Bursa çıkışında bir restoran gördüm bugün: “Mehtaplı Geceler”. Bir sokağa dalmıştım ondan önce, “Western İnternet Cafe” ve “Marry-Chat-Cafe”nin önünden geçtim. “Teke tek” bilgisayar eğitimi veren bir bilgisayar kursu vardı bi de, kalmamış ismi aklımda. “Gezer terliklerini İstanbul’la aynı fiyata sattığını” ilan eden bir dükkan gördüm sonra.
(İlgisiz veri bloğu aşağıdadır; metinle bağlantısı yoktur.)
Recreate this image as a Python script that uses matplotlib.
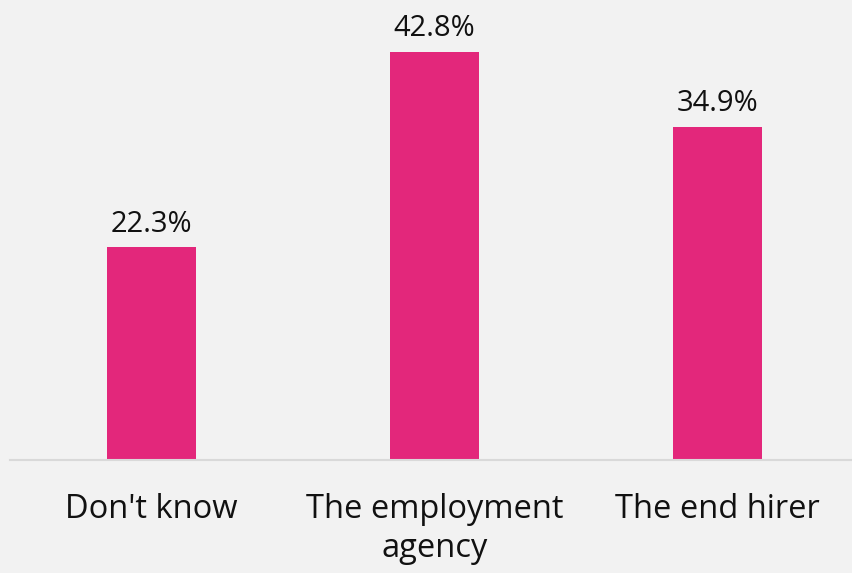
import matplotlib.pyplot as plt

categories = ["Don't know", "The employment\nagency", "The end hirer"]
values = [22.3, 42.8, 34.9]
value_labels = ["22.3%", "42.8%", "34.9%"]

BG = "#F2F2F2"
BAR = "#E3277B"

plt.rcParams["font.family"] = ["Open Sans", "DejaVu Sans"]

fig = plt.figure(figsize=(8.53, 5.73), dpi=100, facecolor=BG)
# axes in pixel terms: left 10, right 853, baseline at y=460 from top
ax = fig.add_axes([10 / 853, 113 / 573, 843 / 853, 460 / 573], facecolor=BG)

x = list(range(len(categories)))
ax.bar(x, values, width=0.311, color=BAR, zorder=2)

ax.set_xlim(-0.5, -0.5 + 843 / 283)
ax.set_ylim(0, 460 / 9.53)

for xi, v, lab in zip(x, values, value_labels):
    ax.annotate(lab, (xi, v), xytext=(0, 11.5), textcoords="offset points",
                ha="center", va="baseline", fontsize=21, color="#111111")

ax.set_xticks(x)
ax.set_xticklabels(categories, fontsize=23.5, color="#111111", linespacing=1.24)
ax.tick_params(axis="x", length=0, pad=24)
ax.set_yticks([])

for s in ["top", "right", "left"]:
    ax.spines[s].set_visible(False)
ax.spines["bottom"].set_color("#D9D9D9")
ax.spines["bottom"].set_linewidth(1.5)

fig.savefig("out.png", dpi=100, facecolor=BG)
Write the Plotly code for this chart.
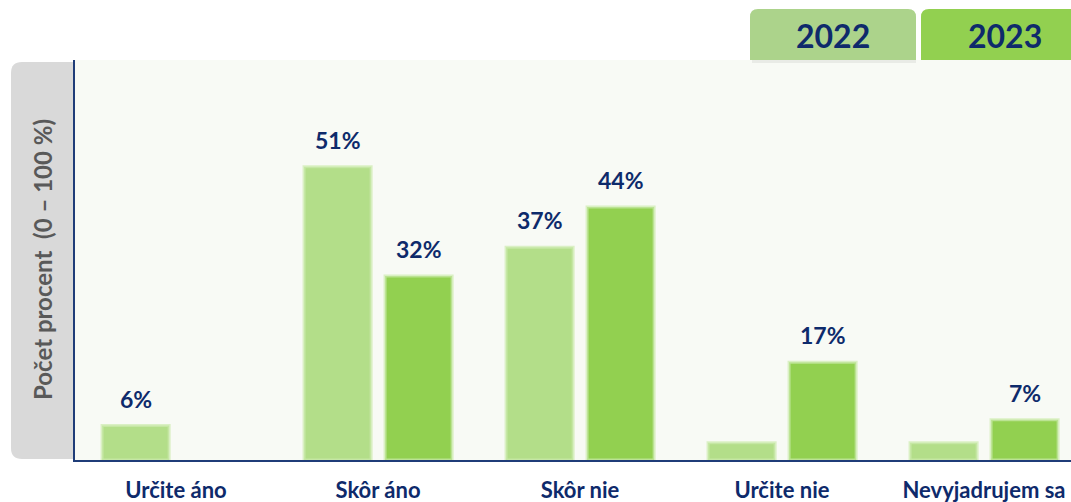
import plotly.graph_objects as go

categories = ["Určite áno", "Skôr áno", "Skôr nie", "Určite nie", "Nevyjadrujem sa"]
years = ["2022", "2023"]
values_2022 = [6, 51, 37, 3, 3]
values_2023 = [None, 32, 44, 17, 7]
labels_2022 = ["6%", "51%", "37%", "", ""]
labels_2023 = ["", "32%", "44%", "17%", "7%"]
y_title = "Počet procent  (0 – 100 %)"

W, H = 1071, 502
L, R, T, B = 75, 0, 60, 42
PW, PH = W - L - R, H - T - B

NAVY = "#0e2a6b"
C22 = "#b3de89"
C23 = "#92d050"
FONT = "Lato"

BAR_W = 0.332
OFF_22 = -0.366
OFF_23 = 0.035


def px(x):
    return (x - L) / PW


def py(y):
    return (H - B - y) / PH


fig = go.Figure()
glow = dict(color="rgba(205,235,175,0.7)", width=3)
fig.add_trace(go.Bar(x=list(range(len(categories))), y=values_2022, name=years[0],
                     width=BAR_W, offset=OFF_22,
                     marker=dict(color=C22, line=glow), hoverinfo="y"))
fig.add_trace(go.Bar(x=list(range(len(categories))), y=values_2023, name=years[1],
                     width=BAR_W, offset=OFF_23,
                     marker=dict(color=C23, line=glow), hoverinfo="y"))

annotations = []
for i, (v, t) in enumerate(zip(values_2022, labels_2022)):
    if t:
        annotations.append(dict(x=i + OFF_22 + BAR_W / 2, y=v, xref="x", yref="y", text=t,
                                showarrow=False, yanchor="middle", yshift=27,
                                font=dict(family=FONT, size=23, color=NAVY, weight="bold")))
for i, (v, t) in enumerate(zip(values_2023, labels_2023)):
    if t:
        annotations.append(dict(x=i + OFF_23 + BAR_W / 2, y=v, xref="x", yref="y", text=t,
                                showarrow=False, yanchor="middle", yshift=27,
                                font=dict(family=FONT, size=23, color=NAVY, weight="bold")))

# y-axis title
annotations.append(dict(x=px(42), y=py(260), xref="paper", yref="paper", text=y_title,
                        textangle=-90, showarrow=False, xanchor="center", yanchor="middle",
                        font=dict(family=FONT, size=24, color="#595959", weight="bold")))

# legend labels
annotations.append(dict(x=px(833), y=py(36), xref="paper", yref="paper", text=years[0],
                        showarrow=False, xanchor="center", yanchor="middle",
                        font=dict(family=FONT, size=32, color=NAVY, weight="bold")))
annotations.append(dict(x=px(1005), y=py(36), xref="paper", yref="paper", text=years[1],
                        showarrow=False, xanchor="center", yanchor="middle",
                        font=dict(family=FONT, size=32, color=NAVY, weight="bold")))


def top_rounded(x0, x1, y0, y1, r):
    return (f"M {px(x0)},{py(y1)} L {px(x0)},{py(y0 + r)} "
            f"Q {px(x0)},{py(y0)} {px(x0 + r)},{py(y0)} "
            f"L {px(x1 - r)},{py(y0)} Q {px(x1)},{py(y0)} {px(x1)},{py(y0 + r)} "
            f"L {px(x1)},{py(y1)} Z")


def left_rounded(x0, x1, y0, y1, r):
    return (f"M {px(x1)},{py(y0)} L {px(x0 + r)},{py(y0)} "
            f"Q {px(x0)},{py(y0)} {px(x0)},{py(y0 + r)} "
            f"L {px(x0)},{py(y1 - r)} Q {px(x0)},{py(y1)} {px(x0 + r)},{py(y1)} "
            f"L {px(x1)},{py(y1)} Z")


shapes = [
    dict(type="path", xref="paper", yref="paper", path=left_rounded(11, 74, 62, 459, 11),
         fillcolor="#d9d9d9", line=dict(width=0), layer="below"),
    dict(type="rect", xref="paper", yref="paper", x0=px(752), x1=px(916), y0=py(63), y1=py(60),
         fillcolor="rgba(0,0,0,0.06)", line=dict(width=0)),
    dict(type="path", xref="paper", yref="paper", path=top_rounded(750, 916, 9, 60, 8),
         fillcolor="#acd38b", line=dict(width=0)),
    dict(type="path", xref="paper", yref="paper", path=top_rounded(921, 1080, 9, 60, 8),
         fillcolor=C23, line=dict(width=0)),
]

fig.update_layout(
    width=W, height=H,
    margin=dict(l=L, r=R, t=T, b=B, pad=0, autoexpand=False),
    paper_bgcolor="white",
    plot_bgcolor="#f8faf5",
    barmode="overlay",
    showlegend=False,
    annotations=annotations,
    shapes=shapes,
    font=dict(family=FONT, color=NAVY),
    xaxis=dict(range=[-0.5, -0.5 + PW / 202.0], tickvals=list(range(len(categories))),
               ticktext=categories, showgrid=False, zeroline=False, showline=True,
               linecolor="#1f3c78", linewidth=1.5, ticks="", ticklabelstandoff=10,
               automargin=False,
               tickfont=dict(family=FONT, size=22, color=NAVY, weight="bold"),
               fixedrange=True),
    yaxis=dict(range=[0, 400 / 5.75], showgrid=False, zeroline=False, showline=True,
               linecolor="#1f3c78", linewidth=1.5, showticklabels=False, ticks="",
               automargin=False, fixedrange=True),
)

fig.write_html("out.html", config={"displayModeBar": False},
               post_script="document.body.style.margin='0px';document.body.style.overflow='hidden';")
Ve sefil oto hurdacı parkının yeni ismini hemen akabinde: “Çıkma Parçalar Dünyası”. Ya da ismi yıllardan beri böyle, ben uyduruyorum. “Halı kenarlarına overlok yaptığını” duyuran bir dükkan, “Amaç: Hizmet” diyen Özurfa Lahmacun Salonu, Eski Garaj-Terminal otobüsünün arka koltuğunda “şu renk mi moda, bu renk mi moda?” tartışmasını giderek harlandıran başörtülü kızlar.

Yalova-Yenikapı feribotunda yanıma olağan bir şüpheli oturdu sonra, önce bir kitap çıkardı sararmış sayfalarını açtı, baktım, dünya edebiyatından bir sürü romanın ismi alta alta dizilmiş, okuyacak hiç bir şey yok; anında teşhisi koymuştum ki zaten, kitabı kapadı, sanki sinek yakalamış gibi iki avucunu üst üste kapattı. Ve süper bir numara yapacakmış da, önce salonu atmosfere sokmak isteyen bir sihirbazmış gibi, üstteki elini alttaki elin üzerinde ağır ağır gezdirmeye başladı. Sonra hızla avucunu açtı, cebinden bir kağıt çıkardı, bir şeyler yazdı; eski Osmanlıca gibi bir şey, ama değil. Sonra arkaya döndü hızla ve hiç bir anlama gelmeyen bir şeyler söyledi. Baktım arkadaki adam ayaklanmış, o da İngiliz mi, İrlandalı mı, yaşlıdan beyfedendi bir abi, “N-e is-ti-yor-sunuz?” diyor; bu cümleyi bir kaç kez tekrarladı, doğru söylediğinden emin olmak için sanırım, ama en doğrusu ilk söylediğiydi.

Öteki Türkiye mi nedir, neyse artık adı, iyi yani, her şey yolunda.